### Problem details
Return the data exactly, with all pictures removed.

### Data shown
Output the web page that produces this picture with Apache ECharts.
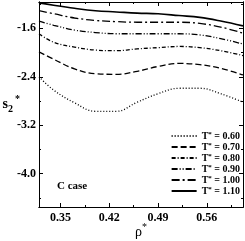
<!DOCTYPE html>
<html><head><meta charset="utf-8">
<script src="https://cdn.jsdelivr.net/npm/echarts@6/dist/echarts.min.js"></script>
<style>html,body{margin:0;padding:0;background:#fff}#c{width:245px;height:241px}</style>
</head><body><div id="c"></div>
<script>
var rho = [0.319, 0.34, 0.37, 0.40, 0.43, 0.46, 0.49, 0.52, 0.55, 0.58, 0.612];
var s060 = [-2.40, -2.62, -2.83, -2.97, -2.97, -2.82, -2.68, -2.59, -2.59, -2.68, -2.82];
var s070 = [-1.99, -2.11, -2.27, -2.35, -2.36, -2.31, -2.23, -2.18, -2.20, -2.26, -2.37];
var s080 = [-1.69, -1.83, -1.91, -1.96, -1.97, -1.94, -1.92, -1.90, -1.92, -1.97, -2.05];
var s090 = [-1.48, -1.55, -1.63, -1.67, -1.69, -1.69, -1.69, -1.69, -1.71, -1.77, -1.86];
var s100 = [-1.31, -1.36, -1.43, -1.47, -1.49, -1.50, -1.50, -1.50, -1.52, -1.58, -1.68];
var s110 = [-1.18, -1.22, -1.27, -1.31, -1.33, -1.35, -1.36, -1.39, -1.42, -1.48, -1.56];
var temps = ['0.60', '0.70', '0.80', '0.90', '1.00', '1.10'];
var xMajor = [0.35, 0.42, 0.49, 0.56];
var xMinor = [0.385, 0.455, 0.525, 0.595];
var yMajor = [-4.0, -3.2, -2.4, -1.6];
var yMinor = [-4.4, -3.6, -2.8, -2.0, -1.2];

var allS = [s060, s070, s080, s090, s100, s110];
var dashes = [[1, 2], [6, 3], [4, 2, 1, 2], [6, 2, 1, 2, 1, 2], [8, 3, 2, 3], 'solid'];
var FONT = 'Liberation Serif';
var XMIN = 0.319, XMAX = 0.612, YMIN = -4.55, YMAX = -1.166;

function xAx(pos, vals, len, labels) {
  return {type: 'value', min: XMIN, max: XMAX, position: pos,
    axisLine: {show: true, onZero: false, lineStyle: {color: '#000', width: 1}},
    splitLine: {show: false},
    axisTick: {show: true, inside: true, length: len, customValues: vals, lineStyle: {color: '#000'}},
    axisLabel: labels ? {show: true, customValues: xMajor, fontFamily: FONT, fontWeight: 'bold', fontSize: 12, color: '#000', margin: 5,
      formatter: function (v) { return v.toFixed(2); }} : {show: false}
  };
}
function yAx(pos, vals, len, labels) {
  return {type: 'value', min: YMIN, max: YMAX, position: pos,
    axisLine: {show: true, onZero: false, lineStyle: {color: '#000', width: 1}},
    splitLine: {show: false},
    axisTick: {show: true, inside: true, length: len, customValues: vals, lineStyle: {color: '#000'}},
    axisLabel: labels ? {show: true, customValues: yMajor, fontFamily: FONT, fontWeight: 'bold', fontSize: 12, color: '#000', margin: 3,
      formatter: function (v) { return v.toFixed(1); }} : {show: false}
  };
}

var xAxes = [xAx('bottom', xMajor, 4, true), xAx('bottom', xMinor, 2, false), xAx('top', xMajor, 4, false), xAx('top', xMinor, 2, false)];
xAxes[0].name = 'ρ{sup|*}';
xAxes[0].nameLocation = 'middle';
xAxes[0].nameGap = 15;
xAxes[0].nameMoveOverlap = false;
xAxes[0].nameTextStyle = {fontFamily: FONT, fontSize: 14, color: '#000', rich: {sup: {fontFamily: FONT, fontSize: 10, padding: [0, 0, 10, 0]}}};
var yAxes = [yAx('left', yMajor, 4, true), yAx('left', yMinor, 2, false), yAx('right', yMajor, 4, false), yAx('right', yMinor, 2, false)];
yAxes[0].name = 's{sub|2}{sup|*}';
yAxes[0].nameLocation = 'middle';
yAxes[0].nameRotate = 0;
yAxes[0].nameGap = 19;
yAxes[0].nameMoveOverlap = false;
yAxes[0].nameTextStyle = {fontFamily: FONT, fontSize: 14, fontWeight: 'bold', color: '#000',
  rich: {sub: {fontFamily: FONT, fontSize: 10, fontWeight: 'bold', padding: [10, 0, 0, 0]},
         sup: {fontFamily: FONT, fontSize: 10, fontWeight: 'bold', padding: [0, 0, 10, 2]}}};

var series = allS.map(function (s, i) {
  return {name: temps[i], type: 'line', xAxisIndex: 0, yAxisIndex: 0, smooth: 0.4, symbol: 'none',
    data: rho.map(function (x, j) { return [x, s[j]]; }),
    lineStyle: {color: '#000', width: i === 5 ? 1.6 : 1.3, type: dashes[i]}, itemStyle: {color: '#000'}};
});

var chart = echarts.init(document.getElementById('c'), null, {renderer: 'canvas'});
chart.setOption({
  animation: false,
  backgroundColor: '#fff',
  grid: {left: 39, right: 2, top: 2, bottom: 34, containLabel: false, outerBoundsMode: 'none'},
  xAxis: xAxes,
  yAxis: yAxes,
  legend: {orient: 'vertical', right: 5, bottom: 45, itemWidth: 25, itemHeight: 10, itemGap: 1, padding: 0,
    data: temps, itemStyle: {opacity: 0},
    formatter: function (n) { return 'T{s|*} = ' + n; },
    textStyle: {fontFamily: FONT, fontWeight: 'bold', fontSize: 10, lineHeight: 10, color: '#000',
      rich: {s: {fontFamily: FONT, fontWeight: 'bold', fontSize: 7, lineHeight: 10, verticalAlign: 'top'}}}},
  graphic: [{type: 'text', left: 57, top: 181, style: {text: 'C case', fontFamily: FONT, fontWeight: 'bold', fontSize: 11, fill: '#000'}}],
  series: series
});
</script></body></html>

### Answer to this task
Output the web page that produces this picture with Apache ECharts.
<!DOCTYPE html>
<html><head><meta charset="utf-8">
<script src="https://cdn.jsdelivr.net/npm/echarts@6/dist/echarts.min.js"></script>
<style>html,body{margin:0;padding:0;background:#fff}#c{width:245px;height:241px}</style>
</head><body><div id="c"></div>
<script>
var rho = [0.319, 0.34, 0.37, 0.40, 0.43, 0.46, 0.49, 0.52, 0.55, 0.58, 0.612];
var s060 = [-2.40, -2.62, -2.83, -2.97, -2.97, -2.82, -2.68, -2.59, -2.59, -2.68, -2.82];
var s070 = [-1.99, -2.11, -2.27, -2.35, -2.36, -2.31, -2.23, -2.18, -2.20, -2.26, -2.37];
var s080 = [-1.69, -1.83, -1.91, -1.96, -1.97, -1.94, -1.92, -1.90, -1.92, -1.97, -2.05];
var s090 = [-1.48, -1.55, -1.63, -1.67, -1.69, -1.69, -1.69, -1.69, -1.71, -1.77, -1.86];
var s100 = [-1.31, -1.36, -1.43, -1.47, -1.49, -1.50, -1.50, -1.50, -1.52, -1.58, -1.68];
var s110 = [-1.18, -1.22, -1.27, -1.31, -1.33, -1.35, -1.36, -1.39, -1.42, -1.48, -1.56];
var temps = ['0.60', '0.70', '0.80', '0.90', '1.00', '1.10'];
var xMajor = [0.35, 0.42, 0.49, 0.56];
var xMinor = [0.385, 0.455, 0.525, 0.595];
var yMajor = [-4.0, -3.2, -2.4, -1.6];
var yMinor = [-4.4, -3.6, -2.8, -2.0, -1.2];

var allS = [s060, s070, s080, s090, s100, s110];
var dashes = [[1, 2], [6, 3], [4, 2, 1, 2], [6, 2, 1, 2, 1, 2], [8, 3, 2, 3], 'solid'];
var FONT = 'Liberation Serif';
var XMIN = 0.319, XMAX = 0.612, YMIN = -4.55, YMAX = -1.166;

function xAx(pos, vals, len, labels) {
  return {type: 'value', min: XMIN, max: XMAX, position: pos,
    axisLine: {show: true, onZero: false, lineStyle: {color: '#000', width: 1}},
    splitLine: {show: false},
    axisTick: {show: true, inside: true, length: len, customValues: vals, lineStyle: {color: '#000'}},
    axisLabel: labels ? {show: true, customValues: xMajor, fontFamily: FONT, fontWeight: 'bold', fontSize: 12, color: '#000', margin: 5,
      formatter: function (v) { return v.toFixed(2); }} : {show: false}
  };
}
function yAx(pos, vals, len, labels) {
  return {type: 'value', min: YMIN, max: YMAX, position: pos,
    axisLine: {show: true, onZero: false, lineStyle: {color: '#000', width: 1}},
    splitLine: {show: false},
    axisTick: {show: true, inside: true, length: len, customValues: vals, lineStyle: {color: '#000'}},
    axisLabel: labels ? {show: true, customValues: yMajor, fontFamily: FONT, fontWeight: 'bold', fontSize: 12, color: '#000', margin: 3,
      formatter: function (v) { return v.toFixed(1); }} : {show: false}
  };
}

var xAxes = [xAx('bottom', xMajor, 4, true), xAx('bottom', xMinor, 2, false), xAx('top', xMajor, 4, false), xAx('top', xMinor, 2, false)];
xAxes[0].name = 'ρ{sup|*}';
xAxes[0].nameLocation = 'middle';
xAxes[0].nameGap = 15;
xAxes[0].nameMoveOverlap = false;
xAxes[0].nameTextStyle = {fontFamily: FONT, fontSize: 14, color: '#000', rich: {sup: {fontFamily: FONT, fontSize: 10, padding: [0, 0, 10, 0]}}};
var yAxes = [yAx('left', yMajor, 4, true), yAx('left', yMinor, 2, false), yAx('right', yMajor, 4, false), yAx('right', yMinor, 2, false)];
yAxes[0].name = 's{sub|2}{sup|*}';
yAxes[0].nameLocation = 'middle';
yAxes[0].nameRotate = 0;
yAxes[0].nameGap = 19;
yAxes[0].nameMoveOverlap = false;
yAxes[0].nameTextStyle = {fontFamily: FONT, fontSize: 14, fontWeight: 'bold', color: '#000',
  rich: {sub: {fontFamily: FONT, fontSize: 10, fontWeight: 'bold', padding: [10, 0, 0, 0]},
         sup: {fontFamily: FONT, fontSize: 10, fontWeight: 'bold', padding: [0, 0, 10, 2]}}};

var series = allS.map(function (s, i) {
  return {name: temps[i], type: 'line', xAxisIndex: 0, yAxisIndex: 0, smooth: 0.4, symbol: 'none',
    data: rho.map(function (x, j) { return [x, s[j]]; }),
    lineStyle: {color: '#000', width: i === 5 ? 1.6 : 1.3, type: dashes[i]}, itemStyle: {color: '#000'}};
});

var chart = echarts.init(document.getElementById('c'), null, {renderer: 'canvas'});
chart.setOption({
  animation: false,
  backgroundColor: '#fff',
  grid: {left: 39, right: 2, top: 2, bottom: 34, containLabel: false, outerBoundsMode: 'none'},
  xAxis: xAxes,
  yAxis: yAxes,
  legend: {orient: 'vertical', right: 5, bottom: 45, itemWidth: 25, itemHeight: 10, itemGap: 1, padding: 0,
    data: temps, itemStyle: {opacity: 0},
    formatter: function (n) { return 'T{s|*} = ' + n; },
    textStyle: {fontFamily: FONT, fontWeight: 'bold', fontSize: 10, lineHeight: 10, color: '#000',
      rich: {s: {fontFamily: FONT, fontWeight: 'bold', fontSize: 7, lineHeight: 10, verticalAlign: 'top'}}}},
  graphic: [{type: 'text', left: 57, top: 181, style: {text: 'C case', fontFamily: FONT, fontWeight: 'bold', fontSize: 11, fill: '#000'}}],
  series: series
});
</script></body></html>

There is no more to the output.